*Objective*:
Print the listing below from its opening line through the line holding "const FONT = 'DejaVu", both ends included.

[Plotting code records]
· · · ·

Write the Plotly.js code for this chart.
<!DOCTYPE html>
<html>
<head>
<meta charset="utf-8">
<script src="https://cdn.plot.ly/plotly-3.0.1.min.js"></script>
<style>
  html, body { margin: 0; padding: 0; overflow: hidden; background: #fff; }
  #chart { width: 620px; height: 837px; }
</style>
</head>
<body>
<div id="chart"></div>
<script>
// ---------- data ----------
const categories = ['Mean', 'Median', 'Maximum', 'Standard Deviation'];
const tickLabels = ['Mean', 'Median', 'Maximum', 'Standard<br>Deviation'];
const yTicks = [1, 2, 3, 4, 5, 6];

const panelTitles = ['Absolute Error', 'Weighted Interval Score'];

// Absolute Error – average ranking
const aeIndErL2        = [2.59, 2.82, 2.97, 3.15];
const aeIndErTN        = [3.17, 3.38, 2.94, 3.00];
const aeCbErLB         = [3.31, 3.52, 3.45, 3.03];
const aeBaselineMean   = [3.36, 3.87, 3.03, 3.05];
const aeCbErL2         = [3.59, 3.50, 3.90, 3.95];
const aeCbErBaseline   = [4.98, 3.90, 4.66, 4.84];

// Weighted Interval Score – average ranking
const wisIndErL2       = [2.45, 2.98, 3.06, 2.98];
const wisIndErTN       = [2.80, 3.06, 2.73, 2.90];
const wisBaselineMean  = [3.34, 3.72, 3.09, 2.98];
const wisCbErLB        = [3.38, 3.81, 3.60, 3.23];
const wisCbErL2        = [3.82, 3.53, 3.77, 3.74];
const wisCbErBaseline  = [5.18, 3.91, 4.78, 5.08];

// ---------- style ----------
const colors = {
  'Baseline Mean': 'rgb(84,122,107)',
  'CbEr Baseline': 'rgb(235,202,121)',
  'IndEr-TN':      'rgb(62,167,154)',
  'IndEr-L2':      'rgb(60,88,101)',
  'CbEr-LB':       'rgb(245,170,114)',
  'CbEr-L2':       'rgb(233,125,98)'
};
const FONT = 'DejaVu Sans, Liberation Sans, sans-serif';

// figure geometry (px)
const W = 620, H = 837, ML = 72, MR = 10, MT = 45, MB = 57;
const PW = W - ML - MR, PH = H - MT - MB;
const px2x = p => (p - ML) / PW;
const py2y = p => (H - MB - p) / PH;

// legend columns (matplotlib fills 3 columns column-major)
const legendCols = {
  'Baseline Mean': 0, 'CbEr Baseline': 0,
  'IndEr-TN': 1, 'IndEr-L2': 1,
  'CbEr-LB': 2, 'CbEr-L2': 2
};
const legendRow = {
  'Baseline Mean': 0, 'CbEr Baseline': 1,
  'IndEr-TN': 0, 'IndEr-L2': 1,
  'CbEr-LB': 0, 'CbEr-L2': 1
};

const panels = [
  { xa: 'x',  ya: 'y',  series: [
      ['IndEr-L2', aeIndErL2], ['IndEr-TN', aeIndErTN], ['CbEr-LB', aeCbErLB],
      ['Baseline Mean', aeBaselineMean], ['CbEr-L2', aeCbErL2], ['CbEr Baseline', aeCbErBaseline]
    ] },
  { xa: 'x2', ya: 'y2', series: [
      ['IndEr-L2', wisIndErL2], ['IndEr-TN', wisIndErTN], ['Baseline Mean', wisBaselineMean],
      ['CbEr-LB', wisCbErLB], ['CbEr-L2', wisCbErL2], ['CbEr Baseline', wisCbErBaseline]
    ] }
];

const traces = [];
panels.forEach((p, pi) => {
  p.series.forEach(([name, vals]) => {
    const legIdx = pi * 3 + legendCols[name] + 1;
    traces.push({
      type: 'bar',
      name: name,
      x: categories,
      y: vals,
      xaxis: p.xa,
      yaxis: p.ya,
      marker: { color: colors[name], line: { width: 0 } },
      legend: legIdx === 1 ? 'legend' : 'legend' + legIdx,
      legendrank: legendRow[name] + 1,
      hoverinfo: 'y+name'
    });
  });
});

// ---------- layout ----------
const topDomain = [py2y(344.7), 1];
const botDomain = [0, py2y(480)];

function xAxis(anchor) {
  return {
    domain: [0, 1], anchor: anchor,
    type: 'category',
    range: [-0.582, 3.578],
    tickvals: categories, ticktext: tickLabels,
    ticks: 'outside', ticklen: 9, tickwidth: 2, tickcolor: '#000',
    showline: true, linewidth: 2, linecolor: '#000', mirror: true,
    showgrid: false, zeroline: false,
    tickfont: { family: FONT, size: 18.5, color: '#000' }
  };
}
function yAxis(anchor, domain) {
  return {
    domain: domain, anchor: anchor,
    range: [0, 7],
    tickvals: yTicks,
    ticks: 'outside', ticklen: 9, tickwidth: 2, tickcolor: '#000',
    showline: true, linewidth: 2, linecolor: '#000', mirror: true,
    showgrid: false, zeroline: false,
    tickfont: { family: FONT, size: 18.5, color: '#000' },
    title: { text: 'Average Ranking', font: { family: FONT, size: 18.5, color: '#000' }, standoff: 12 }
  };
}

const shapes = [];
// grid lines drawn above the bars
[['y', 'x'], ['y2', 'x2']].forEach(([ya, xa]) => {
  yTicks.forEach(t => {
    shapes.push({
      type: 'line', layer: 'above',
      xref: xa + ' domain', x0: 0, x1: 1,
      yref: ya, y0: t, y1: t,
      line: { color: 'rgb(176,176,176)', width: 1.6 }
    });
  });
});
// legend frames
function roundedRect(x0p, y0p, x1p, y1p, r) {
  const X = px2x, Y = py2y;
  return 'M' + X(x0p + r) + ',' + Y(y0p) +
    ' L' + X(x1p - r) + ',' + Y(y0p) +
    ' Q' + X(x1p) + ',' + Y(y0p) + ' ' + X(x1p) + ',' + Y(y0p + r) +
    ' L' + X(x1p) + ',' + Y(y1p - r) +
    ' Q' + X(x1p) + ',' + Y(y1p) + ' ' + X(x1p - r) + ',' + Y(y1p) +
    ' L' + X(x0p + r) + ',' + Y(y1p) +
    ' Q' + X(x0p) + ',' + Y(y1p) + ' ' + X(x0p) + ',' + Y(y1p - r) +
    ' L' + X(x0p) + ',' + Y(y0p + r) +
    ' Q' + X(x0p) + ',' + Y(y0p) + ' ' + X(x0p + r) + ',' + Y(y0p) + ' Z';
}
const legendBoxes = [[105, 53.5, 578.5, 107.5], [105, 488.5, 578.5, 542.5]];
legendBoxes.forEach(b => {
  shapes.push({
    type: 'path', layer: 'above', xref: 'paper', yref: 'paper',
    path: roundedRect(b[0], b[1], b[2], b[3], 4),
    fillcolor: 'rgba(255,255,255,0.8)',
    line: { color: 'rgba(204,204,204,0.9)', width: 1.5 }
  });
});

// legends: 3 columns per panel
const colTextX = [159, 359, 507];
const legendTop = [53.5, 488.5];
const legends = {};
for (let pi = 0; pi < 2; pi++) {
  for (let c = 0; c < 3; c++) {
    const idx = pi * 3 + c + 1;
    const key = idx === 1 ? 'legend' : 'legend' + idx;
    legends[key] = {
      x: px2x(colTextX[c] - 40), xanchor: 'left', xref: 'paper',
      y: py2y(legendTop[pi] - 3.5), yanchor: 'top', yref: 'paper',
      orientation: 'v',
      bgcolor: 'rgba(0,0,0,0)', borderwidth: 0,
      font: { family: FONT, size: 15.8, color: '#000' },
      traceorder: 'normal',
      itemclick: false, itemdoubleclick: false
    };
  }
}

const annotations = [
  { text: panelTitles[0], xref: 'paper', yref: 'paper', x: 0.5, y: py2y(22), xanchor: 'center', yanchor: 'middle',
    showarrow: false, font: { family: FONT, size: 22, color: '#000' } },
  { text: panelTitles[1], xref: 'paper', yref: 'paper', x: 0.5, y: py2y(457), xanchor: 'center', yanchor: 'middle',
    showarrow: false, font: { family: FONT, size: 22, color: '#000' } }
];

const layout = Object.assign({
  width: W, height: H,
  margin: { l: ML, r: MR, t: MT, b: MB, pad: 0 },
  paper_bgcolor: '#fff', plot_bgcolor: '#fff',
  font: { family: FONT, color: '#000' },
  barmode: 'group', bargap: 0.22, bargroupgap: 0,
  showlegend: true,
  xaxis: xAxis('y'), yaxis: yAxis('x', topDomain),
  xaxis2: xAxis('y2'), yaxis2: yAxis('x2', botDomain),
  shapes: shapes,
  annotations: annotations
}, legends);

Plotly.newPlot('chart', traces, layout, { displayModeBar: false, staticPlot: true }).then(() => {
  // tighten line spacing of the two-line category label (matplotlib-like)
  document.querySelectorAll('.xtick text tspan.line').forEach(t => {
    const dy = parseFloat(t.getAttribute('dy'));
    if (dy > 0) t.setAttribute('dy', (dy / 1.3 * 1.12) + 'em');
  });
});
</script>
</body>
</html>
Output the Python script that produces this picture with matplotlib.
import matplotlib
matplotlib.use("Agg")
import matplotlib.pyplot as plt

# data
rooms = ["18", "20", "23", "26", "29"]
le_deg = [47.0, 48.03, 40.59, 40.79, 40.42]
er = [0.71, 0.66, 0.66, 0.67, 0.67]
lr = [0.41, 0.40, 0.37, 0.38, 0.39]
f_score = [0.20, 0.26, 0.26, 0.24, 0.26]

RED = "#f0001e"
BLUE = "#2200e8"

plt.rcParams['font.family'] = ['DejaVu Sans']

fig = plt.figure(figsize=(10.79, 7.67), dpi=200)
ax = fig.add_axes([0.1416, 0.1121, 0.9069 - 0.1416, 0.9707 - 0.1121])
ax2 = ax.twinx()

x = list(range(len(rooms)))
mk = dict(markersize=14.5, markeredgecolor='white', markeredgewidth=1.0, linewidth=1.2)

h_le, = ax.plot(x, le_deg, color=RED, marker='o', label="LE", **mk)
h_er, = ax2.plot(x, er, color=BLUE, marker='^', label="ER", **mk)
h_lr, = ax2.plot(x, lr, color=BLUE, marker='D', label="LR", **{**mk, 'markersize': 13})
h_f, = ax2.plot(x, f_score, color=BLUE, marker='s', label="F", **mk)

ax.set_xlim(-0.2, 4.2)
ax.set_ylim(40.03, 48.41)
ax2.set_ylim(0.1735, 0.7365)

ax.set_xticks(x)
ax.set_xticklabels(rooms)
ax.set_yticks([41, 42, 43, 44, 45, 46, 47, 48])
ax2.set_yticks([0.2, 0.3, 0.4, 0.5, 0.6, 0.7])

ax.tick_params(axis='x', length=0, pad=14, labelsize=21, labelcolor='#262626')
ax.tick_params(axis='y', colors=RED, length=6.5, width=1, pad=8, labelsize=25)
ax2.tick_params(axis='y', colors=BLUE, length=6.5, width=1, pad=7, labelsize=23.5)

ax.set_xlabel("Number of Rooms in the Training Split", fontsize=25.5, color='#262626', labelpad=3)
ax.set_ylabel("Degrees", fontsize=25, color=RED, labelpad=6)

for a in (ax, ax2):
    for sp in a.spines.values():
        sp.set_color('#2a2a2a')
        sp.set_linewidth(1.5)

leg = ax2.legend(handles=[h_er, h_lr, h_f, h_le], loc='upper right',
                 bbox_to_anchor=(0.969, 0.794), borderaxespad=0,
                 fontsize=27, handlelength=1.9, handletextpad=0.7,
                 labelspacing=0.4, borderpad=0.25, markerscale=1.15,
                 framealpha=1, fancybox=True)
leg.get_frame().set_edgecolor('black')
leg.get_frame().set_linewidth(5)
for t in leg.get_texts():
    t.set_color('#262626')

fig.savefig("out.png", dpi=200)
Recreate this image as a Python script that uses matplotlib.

· · · ·

*Exercise output*:
Write the Plotly.js code for this chart.
<!DOCTYPE html>
<html>
<head>
<meta charset="utf-8">
<script src="https://cdn.plot.ly/plotly-3.0.1.min.js"></script>
<style>
  html, body { margin: 0; padding: 0; overflow: hidden; background: #fff; }
  #chart { width: 620px; height: 837px; }
</style>
</head>
<body>
<div id="chart"></div>
<script>
// ---------- data ----------
const categories = ['Mean', 'Median', 'Maximum', 'Standard Deviation'];
const tickLabels = ['Mean', 'Median', 'Maximum', 'Standard<br>Deviation'];
const yTicks = [1, 2, 3, 4, 5, 6];

const panelTitles = ['Absolute Error', 'Weighted Interval Score'];

// Absolute Error – average ranking
const aeIndErL2        = [2.59, 2.82, 2.97, 3.15];
const aeIndErTN        = [3.17, 3.38, 2.94, 3.00];
const aeCbErLB         = [3.31, 3.52, 3.45, 3.03];
const aeBaselineMean   = [3.36, 3.87, 3.03, 3.05];
const aeCbErL2         = [3.59, 3.50, 3.90, 3.95];
const aeCbErBaseline   = [4.98, 3.90, 4.66, 4.84];

// Weighted Interval Score – average ranking
const wisIndErL2       = [2.45, 2.98, 3.06, 2.98];
const wisIndErTN       = [2.80, 3.06, 2.73, 2.90];
const wisBaselineMean  = [3.34, 3.72, 3.09, 2.98];
const wisCbErLB        = [3.38, 3.81, 3.60, 3.23];
const wisCbErL2        = [3.82, 3.53, 3.77, 3.74];
const wisCbErBaseline  = [5.18, 3.91, 4.78, 5.08];

// ---------- style ----------
const colors = {
  'Baseline Mean': 'rgb(84,122,107)',
  'CbEr Baseline': 'rgb(235,202,121)',
  'IndEr-TN':      'rgb(62,167,154)',
  'IndEr-L2':      'rgb(60,88,101)',
  'CbEr-LB':       'rgb(245,170,114)',
  'CbEr-L2':       'rgb(233,125,98)'
};
const FONT = 'DejaVu Sans, Liberation Sans, sans-serif';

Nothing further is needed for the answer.